Encrypted Field Backfill Map
These are the fields currently encrypted by NoteLett repositories on create/update:
| Container | Partition key | Fields | Encryption context | User id field | Notes |
|---|---|---|---|---|---|
notes |
/workspaceId |
body |
notes |
userId |
Common CLI currently uses createdBy; use userId for consistency with repository encryption. |
palace_memories |
/userId |
content |
palace-memory |
userId |
Preserve embeddings and Palace metadata as plaintext query fields. |
note_artifacts |
/workspaceId |
title, description, blobPath |
note_artifacts |
userId |
description and blobPath can be absent; skip null/undefined. |
note_prompts |
/userId |
description, systemPrompt, userPromptTemplate |
note_prompts |
userId |
User templates are sensitive; built-in __builtin__ templates are system content and may be reseeded. |
note_agent_actions |
/workspaceId |
reason, beforeSummary, afterSummary, reviewNote |
note_agent_actions |
userId |
Preserve state, actor, workflow, idempotency, and correlation fields as plaintext query metadata. |
Do not encrypt fields used for partitioning, ownership checks, filtering, sorting, idempotency, correlation, or operational routing.

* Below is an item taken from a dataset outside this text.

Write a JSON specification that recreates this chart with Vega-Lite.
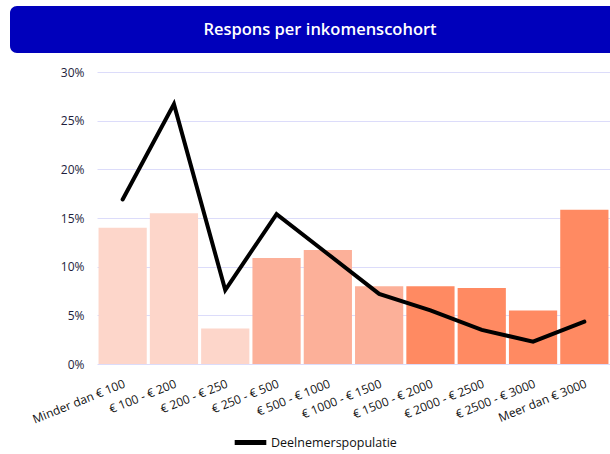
{
  "$schema": "https://vega.github.io/schema/vega-lite/v6.json",
  "padding": {"left": 10, "top": 6, "right": 0, "bottom": 0},
  "background": "white",
  "spacing": 13,
  "config": {
    "font": "Open Sans",
    "view": {"stroke": null}
  },
  "datasets": {
    "inkomen": [
      {"cohort": "Minder dan € 100", "groep": "laag", "respons": 0.140, "populatie": 0.169},
      {"cohort": "€ 100 - € 200", "groep": "laag", "respons": 0.155, "populatie": 0.267},
      {"cohort": "€ 200 - € 250", "groep": "laag", "respons": 0.0365, "populatie": 0.076},
      {"cohort": "€ 250 - € 500", "groep": "midden", "respons": 0.109, "populatie": 0.154},
      {"cohort": "€ 500 - € 1000", "groep": "midden", "respons": 0.117, "populatie": 0.113},
      {"cohort": "€ 1000 - € 1500", "groep": "midden", "respons": 0.080, "populatie": 0.072},
      {"cohort": "€ 1500 - € 2000", "groep": "hoog", "respons": 0.080, "populatie": 0.055},
      {"cohort": "€ 2000 - € 2500", "groep": "hoog", "respons": 0.078, "populatie": 0.035},
      {"cohort": "€ 2500 - € 3000", "groep": "hoog", "respons": 0.055, "populatie": 0.023},
      {"cohort": "Meer dan € 3000", "groep": "hoog", "respons": 0.1585, "populatie": 0.0435}
    ]
  },
  "vconcat": [
    {
      "width": 620,
      "height": 47,
      "view": {"fill": "#0000BB", "cornerRadius": 7, "stroke": null},
      "data": {"values": [{"titel": "Respons per inkomenscohort"}]},
      "mark": {"type": "text", "color": "white", "fontSize": 16.5, "fontWeight": 600, "font": "Open Sans", "baseline": "middle", "align": "center"},
      "encoding": {"text": {"field": "titel"}}
    },
    {
      "spacing": 0,
      "hconcat": [
        {
          "width": 1,
          "height": 1,
          "data": {"values": [{"leeg": ""}]},
          "mark": {"type": "text"},
          "encoding": {"text": {"field": "leeg"}}
        },
        {
          "width": 513,
          "height": 292,
          "data": {"name": "inkomen"},
          "encoding": {
            "x": {
              "field": "cohort",
              "type": "nominal",
              "sort": null,
              "scale": {"paddingInner": 0.06, "paddingOuter": 0.03},
              "axis": {
                "title": null,
                "labelAngle": -22,
                "labelAlign": "right",
                "labelBaseline": "top",
                "labelFontSize": 12,
                "labelColor": "#111111",
                "labelPadding": 14,
                "ticks": false,
                "domain": false
              }
            }
          },
          "layer": [
            {
              "mark": {"type": "bar"},
              "encoding": {
                "y": {
                  "field": "respons",
                  "type": "quantitative",
                  "scale": {"domain": [0, 0.3]},
                  "axis": {
                    "title": "\u00a0",
                    "titleFontSize": 12,
                    "titlePadding": 2,
                    "minExtent": 71,
                    "format": ".0%",
                    "tickCount": 7,
                    "labelFontSize": 12,
                    "labelColor": "#1e1e3c",
                    "labelPadding": 13,
                    "ticks": false,
                    "domain": false,
                    "gridColor": "#dcdcfa",
                    "gridWidth": 1
                  }
                },
                "color": {
                  "field": "groep",
                  "type": "nominal",
                  "scale": {"domain": ["laag", "midden", "hoog"], "range": ["#fdd6ca", "#fcb099", "#ff8a62"]},
                  "legend": null
                }
              }
            },
            {
              "mark": {"type": "line", "strokeWidth": 4, "strokeCap": "round", "strokeJoin": "miter"},
              "encoding": {
                "y": {"field": "populatie", "type": "quantitative"},
                "stroke": {
                  "datum": "Deelnemerspopulatie",
                  "type": "nominal",
                  "scale": {"range": ["#000000"]},
                  "legend": {
                    "title": null,
                    "orient": "none",
                    "legendX": 222,
                    "legendY": 418,
                    "symbolType": "stroke",
                    "symbolSize": 1000,
                    "symbolStrokeWidth": 5,
                    "labelFontSize": 12.5,
                    "labelColor": "#111111",
                    "labelOffset": 2
                  }
                }
              }
            }
          ]
        }
      ]
    }
  ]
}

Encryption Migration Procedure
- Confirm
FIELD_ENCRYPT_ENABLED=trueand production key configuration are valid. - Run a dry run per container and field, recording scanned/encrypted/skipped/error counts.
- Confirm a recent Cosmos backup or restore point exists.
- Pause or feature-flag high-write workflows for the target container if the backfill will take longer than a short maintenance window.
- Run one container at a time with bounded batch size, starting with the lowest-risk container.
- Stop immediately if any field reports unexpected errors, owner mismatches, or a large count of documents missing required partition keys.
- Sample raw Cosmos documents for
__encrypted: trueand then read the same records through NoteLett APIs to verify plaintext responses. - Record migration id, commit hash, environment, key provider, dry-run/live counts, operator, start/end time, and rollback decision in the release record.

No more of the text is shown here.